From increasing sustainable school meals, to offering nature-focussed education, the Department for Education's strategy has given us food for thought.
The Department for Education released a draft of their strategy on environmental sustainability in education settings in England with action steps from now until 2030. It’s an incredibly wide-reaching and forward-thinking vision and if they can pull it off, it would provide fantastic support for schools, teachers, caterers and young people, building resilience and empowering individuals and communities to tackle and respond to the climate crisis.
So, with Food for Life in mind, what’s already being done, what can we expect and what more would we like to see?
Routes to sustainable food in schools
The DfE strategy aims to embed sustainability across the organisation and within schools. Food forms part of this plan and by 2023 DfE will have considered how ‘to support schools to increase take up in sustainable school meals.’ And, by 2025 the School Food Standards will have been updated to include the impact of food emissions on the environment.
Food for Life silver and bronze School Awards already require schools to increase uptake of school meals, including free school meals. An evaluation report on Food for Life flagship schools revealed that the programme had supported increased uptake in school meals.
As there are over 1.2 million children living in poverty still not eligible for free school meals, we’ve been asking Government to expand the eligibility criteria. While the Autumn budget didn’t commit to any extension, it’s great to see DfE prioritising increasing school meal uptake.

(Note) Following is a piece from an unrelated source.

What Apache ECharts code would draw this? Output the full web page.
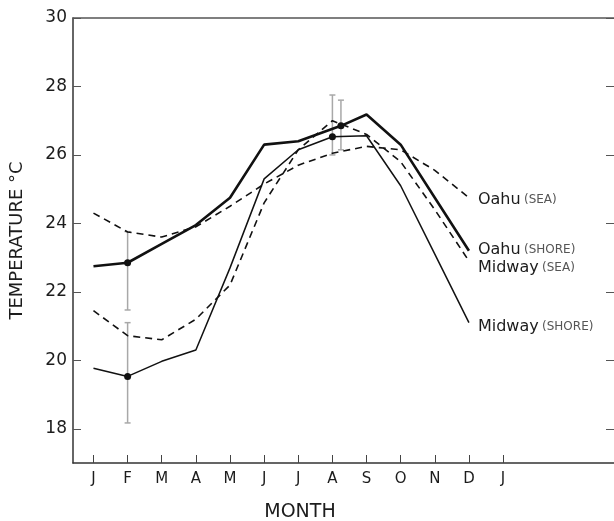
<!DOCTYPE html>
<html>
<head>
<meta charset="utf-8">
<script src="https://cdn.jsdelivr.net/npm/echarts@6/dist/echarts.min.js"></script>
<style>html,body{margin:0;padding:0;background:#fff}#c{width:614px;height:521px}</style>
</head>
<body>
<div id="c"></div>
<script>
// ---- data ----
var monthLabels = ['J','F','M','A','M','J','J','A','S','O','N','D','J'];
var monthTicks = [0,1,2,3,4,5,6,7,8,9,10,11,12];
var yTicks = [18,20,22,24,26,28,30];

var oahuShore = [[0,22.75],[1,22.85],[2,23.4],[3,23.95],[4,24.75],[5,26.3],[6,26.4],[7.25,26.85],[8,27.18],[9,26.3],[10,24.75],[11,23.2]];
var midwayShore = [[0,19.77],[1,19.53],[2,19.97],[3,20.3],[4,22.7],[5,25.3],[6,26.15],[7,26.53],[8,26.56],[9,25.1],[10,23.1],[11,21.1]];
var oahuSea = [[0,24.3],[1,23.75],[2,23.6],[3,23.9],[4,24.5],[5,25.15],[6,25.7],[7,26.05],[8,26.25],[9,26.15],[10,25.55],[11,24.75]];
var midwaySea = [[0,21.45],[1,20.72],[2,20.6],[3,21.2],[4,22.2],[5,24.6],[6,26.15],[7,27.0],[8,26.6],[9,25.8],[10,24.4],[11,22.9]];

// points carrying a dot marker (x positions)
var oahuShoreMarked = [1, 7.25];
var midwayShoreMarked = [1, 7];

// error bars: [x, low, high]
var errorBars = [[1,21.47,23.76],[1,18.17,21.1],[7,26.0,27.75],[7.25,26.15,27.6]];

var seriesNames = {
  oahuSea: ['Oahu', '(SEA)'],
  oahuShore: ['Oahu', '(SHORE)'],
  midwaySea: ['Midway', '(SEA)'],
  midwayShore: ['Midway', '(SHORE)']
};

// ---- chart ----
var FONT = 'DejaVu Sans';
var TXT = '#1c1c1c';
function withMarkers(arr, marked) {
  return arr.map(function (p) {
    if (marked.indexOf(p[0]) >= 0) {
      return { value: p, symbol: 'circle', symbolSize: 7, itemStyle: { color: '#111' } };
    }
    return { value: p, symbol: 'none' };
  });
}
function endLabel(key, dy) {
  return {
    show: true,
    distance: 9,
    offset: [0, dy],
    formatter: '{a|' + seriesNames[key][0] + '} {b|' + seriesNames[key][1] + '}',
    rich: {
      a: { fontFamily: FONT, fontSize: 16, color: TXT },
      b: { fontFamily: FONT, fontSize: 12, color: '#555' }
    }
  };
}
function lineSeries(key, data, width, type, dy) {
  return {
    type: 'line',
    name: key,
    data: data,
    symbol: 'none',
    showSymbol: true,
    lineStyle: { color: '#111', width: width, type: type },
    itemStyle: { color: '#111' },
    endLabel: endLabel(key, dy),
    z: 3,
    clip: false
  };
}

var chart = echarts.init(document.getElementById('c'), null, { renderer: 'canvas' });
chart.setOption({
  animation: false,
  backgroundColor: '#fff',
  grid: { left: 72, top: 18, right: -2, bottom: 58, show: false },
  xAxis: [{
    type: 'value', min: -0.6, max: 15.25,
    axisLine: { show: true, onZero: false, lineStyle: { color: '#333', width: 1.5 } },
    axisTick: { show: true, inside: true, length: 8, customValues: monthTicks, lineStyle: { color: '#444' } },
    axisLabel: {
      customValues: monthTicks, margin: 9,
      formatter: function (v) { return monthLabels[Math.round(v)]; },
      fontFamily: FONT, fontSize: 15, color: TXT
    },
    splitLine: { show: false }
  }, {
    type: 'value', min: -0.6, max: 15.25, position: 'top',
    axisLine: { show: true, onZero: false, lineStyle: { color: '#555', width: 1.5 } },
    axisTick: { show: false }, axisLabel: { show: false }, splitLine: { show: false }
  }],
  yAxis: [{
    type: 'value', min: 17, max: 30,
    name: 'TEMPERATURE °C', nameLocation: 'middle', nameGap: 47,
    nameTextStyle: { fontFamily: FONT, fontSize: 18, color: TXT },
    axisLine: { show: true, onZero: false, lineStyle: { color: '#333', width: 1.5 } },
    axisTick: { show: true, inside: true, length: 8, customValues: yTicks, lineStyle: { color: '#555' } },
    axisLabel: { customValues: yTicks, margin: 6, fontFamily: FONT, fontSize: 17, color: TXT },
    splitLine: { show: false }
  }, {
    type: 'value', min: 17, max: 30, position: 'right',
    axisLine: { show: true, onZero: false, lineStyle: { color: '#333' } },
    axisTick: { show: true, inside: true, length: 8, customValues: yTicks, lineStyle: { color: '#555' } },
    axisLabel: { show: false },
    splitLine: { show: false }
  }],
  graphic: [{
    type: 'text', x: 300, y: 512,
    style: { text: 'MONTH', fontFamily: FONT, fontSize: 19, fill: TXT, textAlign: 'center', textVerticalAlign: 'middle' }
  }],
  series: [
    {
      type: 'custom',
      data: errorBars,
      z: 1,
      renderItem: function (params, api) {
        var x = api.value(0);
        var lo = api.coord([x, api.value(1)]);
        var hi = api.coord([x, api.value(2)]);
        var cap = 3;
        var st = { stroke: '#a8a8a8', lineWidth: 1.5 };
        return {
          type: 'group',
          children: [
            { type: 'line', shape: { x1: lo[0], y1: lo[1], x2: hi[0], y2: hi[1] }, style: st },
            { type: 'line', shape: { x1: lo[0] - cap, y1: lo[1], x2: lo[0] + cap, y2: lo[1] }, style: st },
            { type: 'line', shape: { x1: hi[0] - cap, y1: hi[1], x2: hi[0] + cap, y2: hi[1] }, style: st }
          ]
        };
      }
    },
    lineSeries('oahuSea', oahuSea.map(function (p) { return { value: p, symbol: 'none' }; }), 1.6, [7, 5], 2),
    lineSeries('oahuShore', withMarkers(oahuShore, oahuShoreMarked), 2.6, 'solid', -1),
    lineSeries('midwaySea', midwaySea.map(function (p) { return { value: p, symbol: 'none' }; }), 1.6, [7, 5], 7),
    lineSeries('midwayShore', withMarkers(midwayShore, midwayShoreMarked), 1.5, 'solid', 4)
  ]
});
</script>
</body>
</html>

Food for Life schools are already on the road to sustainable food with caterers meeting and going beyond the School Food Standards. Food for Life cooks and caterers serve fresh, healthy choices with lots of fresh fruit and veg. They are encouraged to source local, seasonal and higher quality, including organic produce and higher welfare meat which all contribute to more sustainable menus. The Soil Association is also partnered with Let’s Go Zero, supporting schools in taking action to fight climate change through a number of recommendations including through food and education.
To learn more about how Food for Life is making Britain healthier through food, read our 2021 Impact report.
By viewing the whole of the education estate as a National Education Nature Park, the strategy looks to increase biodiversity within the school grounds.
By 2023, it aims to increase access to nature, change the curriculum to include nature focussed classes and offer additional qualifications in agriculture and horticulture for 16+ year olds. Inspiring the next generation to value nature will not only benefit our planet but also support physical and mental health.
What is missing here is the significance of food growing in schools. Growing food and understanding where it comes from develops life skills and is something Food for Life supports schools with through the school award from an early age.
Upskilling for the future
By 2022, the strategy will support teachers in continuing professional development and by 2030 England will have the ‘best trained, best supported teachers in the world’ providing classes on the latest climate and sustainability developments. For students, the Climate Leaders Award (name still subject to consultation) will provide a framework for young people to be empowered to drive positive action and help young people learn skills that might be useful in future jobs to work towards a more sustainable future.
While the strategy supports teaching staff and young people, the strategy fails to acknowledge the professional development needed for school cooks and caterers to build resilience and adaptation to the climate crisis. It also doesn’t build in reviews for the school food standards to ensure regular updates on nutritional and sustainable criteria as scientific research develops.